Exercise: Pull every "this" line out of the data below.

<<<<

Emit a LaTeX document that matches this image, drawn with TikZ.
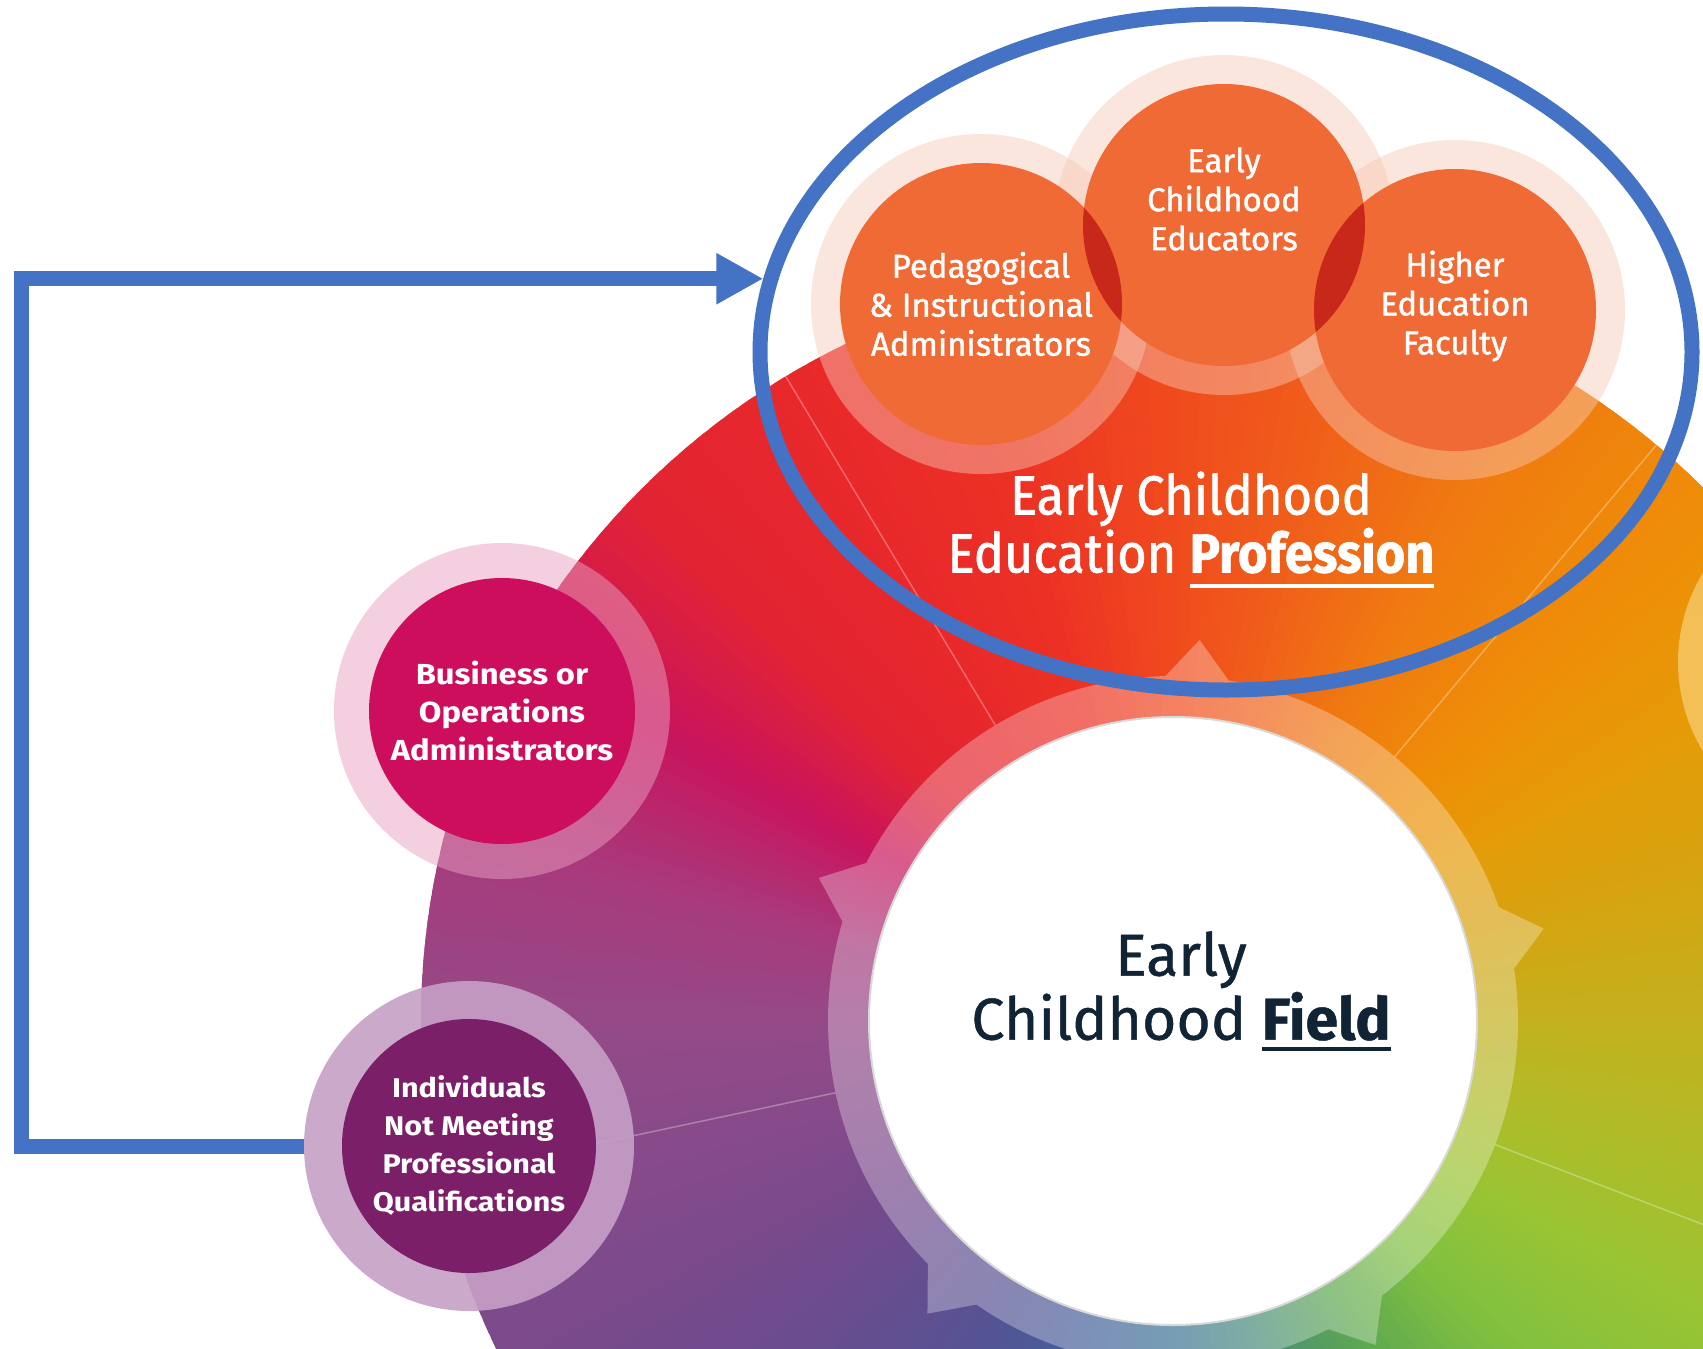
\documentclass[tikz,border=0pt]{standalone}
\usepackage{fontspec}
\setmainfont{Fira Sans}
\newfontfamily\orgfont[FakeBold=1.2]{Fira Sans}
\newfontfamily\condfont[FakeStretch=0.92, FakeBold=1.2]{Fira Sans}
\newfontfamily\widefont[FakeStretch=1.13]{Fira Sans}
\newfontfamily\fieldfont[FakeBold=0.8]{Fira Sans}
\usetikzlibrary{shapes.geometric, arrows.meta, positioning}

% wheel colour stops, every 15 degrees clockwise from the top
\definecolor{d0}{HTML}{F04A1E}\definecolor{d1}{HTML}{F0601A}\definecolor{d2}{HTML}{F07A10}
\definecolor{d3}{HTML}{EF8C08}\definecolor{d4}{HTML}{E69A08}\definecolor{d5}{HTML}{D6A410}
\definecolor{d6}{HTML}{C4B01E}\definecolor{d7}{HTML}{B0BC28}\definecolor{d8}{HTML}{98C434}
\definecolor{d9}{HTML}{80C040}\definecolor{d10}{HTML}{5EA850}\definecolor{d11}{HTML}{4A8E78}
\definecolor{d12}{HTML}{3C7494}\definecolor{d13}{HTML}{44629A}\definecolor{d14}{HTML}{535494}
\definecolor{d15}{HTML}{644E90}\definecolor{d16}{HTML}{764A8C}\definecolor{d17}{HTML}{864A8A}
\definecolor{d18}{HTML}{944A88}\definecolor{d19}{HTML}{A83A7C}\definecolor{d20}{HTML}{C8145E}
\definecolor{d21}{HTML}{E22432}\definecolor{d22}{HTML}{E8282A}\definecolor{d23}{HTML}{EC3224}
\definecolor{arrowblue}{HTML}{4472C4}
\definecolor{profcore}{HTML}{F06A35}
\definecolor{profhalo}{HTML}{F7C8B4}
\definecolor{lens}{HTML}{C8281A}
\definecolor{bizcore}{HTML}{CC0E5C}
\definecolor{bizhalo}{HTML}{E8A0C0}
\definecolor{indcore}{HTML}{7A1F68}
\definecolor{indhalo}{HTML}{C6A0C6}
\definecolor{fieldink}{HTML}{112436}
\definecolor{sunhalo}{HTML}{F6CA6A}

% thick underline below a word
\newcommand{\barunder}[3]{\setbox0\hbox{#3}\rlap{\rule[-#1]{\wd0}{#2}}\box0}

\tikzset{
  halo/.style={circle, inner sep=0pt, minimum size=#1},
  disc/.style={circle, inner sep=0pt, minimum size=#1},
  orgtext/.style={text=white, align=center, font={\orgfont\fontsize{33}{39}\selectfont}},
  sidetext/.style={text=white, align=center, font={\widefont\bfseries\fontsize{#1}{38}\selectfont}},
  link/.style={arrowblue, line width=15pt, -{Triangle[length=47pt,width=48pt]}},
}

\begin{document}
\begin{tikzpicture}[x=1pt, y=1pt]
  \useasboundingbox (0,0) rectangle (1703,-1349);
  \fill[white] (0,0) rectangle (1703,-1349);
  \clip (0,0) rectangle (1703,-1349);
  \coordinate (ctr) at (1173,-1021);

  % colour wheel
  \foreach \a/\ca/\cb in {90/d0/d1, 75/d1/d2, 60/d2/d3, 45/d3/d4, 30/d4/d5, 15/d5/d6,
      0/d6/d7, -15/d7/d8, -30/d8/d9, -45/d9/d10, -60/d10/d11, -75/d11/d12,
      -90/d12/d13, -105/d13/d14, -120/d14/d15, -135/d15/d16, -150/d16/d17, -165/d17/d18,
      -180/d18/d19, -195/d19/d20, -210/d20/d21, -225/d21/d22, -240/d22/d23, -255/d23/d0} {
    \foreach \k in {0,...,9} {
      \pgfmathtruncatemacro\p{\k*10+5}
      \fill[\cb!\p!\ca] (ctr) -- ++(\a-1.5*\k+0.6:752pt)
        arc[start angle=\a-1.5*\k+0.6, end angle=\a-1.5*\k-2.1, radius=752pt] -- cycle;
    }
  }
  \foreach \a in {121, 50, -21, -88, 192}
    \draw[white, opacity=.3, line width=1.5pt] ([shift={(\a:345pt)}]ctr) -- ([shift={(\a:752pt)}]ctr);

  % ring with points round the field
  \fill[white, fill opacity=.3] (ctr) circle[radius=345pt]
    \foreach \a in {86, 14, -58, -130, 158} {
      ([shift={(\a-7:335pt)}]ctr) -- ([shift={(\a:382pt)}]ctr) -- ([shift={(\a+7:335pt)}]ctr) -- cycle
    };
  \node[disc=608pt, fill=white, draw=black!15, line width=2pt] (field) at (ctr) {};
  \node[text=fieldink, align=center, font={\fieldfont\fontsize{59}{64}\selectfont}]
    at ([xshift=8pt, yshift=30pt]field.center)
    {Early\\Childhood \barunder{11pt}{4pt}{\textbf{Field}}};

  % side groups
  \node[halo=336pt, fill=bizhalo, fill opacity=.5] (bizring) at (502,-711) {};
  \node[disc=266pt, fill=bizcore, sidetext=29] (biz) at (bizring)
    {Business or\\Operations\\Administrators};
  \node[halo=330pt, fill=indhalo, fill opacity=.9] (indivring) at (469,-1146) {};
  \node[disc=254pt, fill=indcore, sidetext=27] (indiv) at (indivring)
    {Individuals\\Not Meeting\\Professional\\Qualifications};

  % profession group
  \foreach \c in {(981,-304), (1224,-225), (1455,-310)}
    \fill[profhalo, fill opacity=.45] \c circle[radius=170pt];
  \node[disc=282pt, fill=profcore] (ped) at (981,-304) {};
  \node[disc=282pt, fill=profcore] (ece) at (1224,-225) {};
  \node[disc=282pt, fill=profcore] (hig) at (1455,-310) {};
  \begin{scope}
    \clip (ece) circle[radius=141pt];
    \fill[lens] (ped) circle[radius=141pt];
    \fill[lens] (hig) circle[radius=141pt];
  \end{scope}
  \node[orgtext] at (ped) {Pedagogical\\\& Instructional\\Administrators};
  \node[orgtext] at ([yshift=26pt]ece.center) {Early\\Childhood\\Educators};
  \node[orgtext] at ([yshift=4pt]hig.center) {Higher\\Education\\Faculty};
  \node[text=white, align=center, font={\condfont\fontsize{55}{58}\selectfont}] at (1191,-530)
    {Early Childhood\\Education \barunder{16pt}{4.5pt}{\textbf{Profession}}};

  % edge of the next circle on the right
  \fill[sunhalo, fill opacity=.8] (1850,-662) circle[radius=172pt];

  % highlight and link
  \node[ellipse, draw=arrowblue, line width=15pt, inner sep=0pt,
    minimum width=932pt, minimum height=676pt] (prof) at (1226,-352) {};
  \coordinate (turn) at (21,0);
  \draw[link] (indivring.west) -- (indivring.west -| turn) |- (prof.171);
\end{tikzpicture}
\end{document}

>>>>
<<<<

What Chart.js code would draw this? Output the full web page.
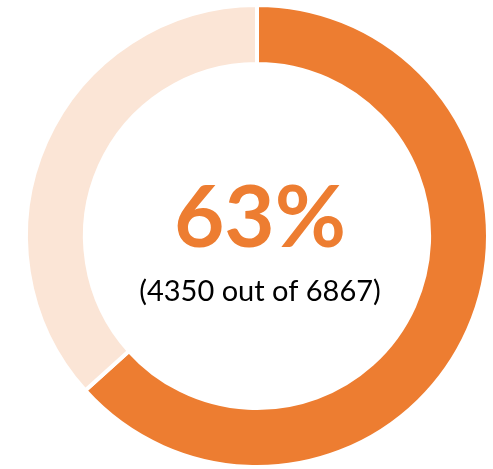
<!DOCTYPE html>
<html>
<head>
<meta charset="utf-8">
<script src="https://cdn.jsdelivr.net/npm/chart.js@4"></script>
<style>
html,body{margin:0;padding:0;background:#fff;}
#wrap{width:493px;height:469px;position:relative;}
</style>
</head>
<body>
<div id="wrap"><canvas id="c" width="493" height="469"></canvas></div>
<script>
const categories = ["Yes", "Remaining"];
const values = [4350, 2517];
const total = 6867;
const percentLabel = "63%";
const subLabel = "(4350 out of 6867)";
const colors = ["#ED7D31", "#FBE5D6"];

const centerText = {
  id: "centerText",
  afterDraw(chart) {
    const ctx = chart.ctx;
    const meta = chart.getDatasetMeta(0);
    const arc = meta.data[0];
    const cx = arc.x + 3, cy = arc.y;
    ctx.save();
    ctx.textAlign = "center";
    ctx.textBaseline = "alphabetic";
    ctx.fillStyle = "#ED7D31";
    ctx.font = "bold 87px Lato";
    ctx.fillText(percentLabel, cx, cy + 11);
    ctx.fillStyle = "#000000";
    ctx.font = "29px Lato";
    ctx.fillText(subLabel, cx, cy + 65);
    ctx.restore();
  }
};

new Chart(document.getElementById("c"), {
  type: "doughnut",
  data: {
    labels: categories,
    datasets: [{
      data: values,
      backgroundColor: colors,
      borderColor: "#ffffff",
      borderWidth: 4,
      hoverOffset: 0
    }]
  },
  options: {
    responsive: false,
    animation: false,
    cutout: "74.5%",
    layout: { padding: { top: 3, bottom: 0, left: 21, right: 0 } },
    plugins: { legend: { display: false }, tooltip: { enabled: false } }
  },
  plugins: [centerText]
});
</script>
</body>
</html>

>>>>

Reply to the exercise:
Emit a LaTeX document that matches this image, drawn with TikZ.
What Chart.js code would draw this? Output the full web page.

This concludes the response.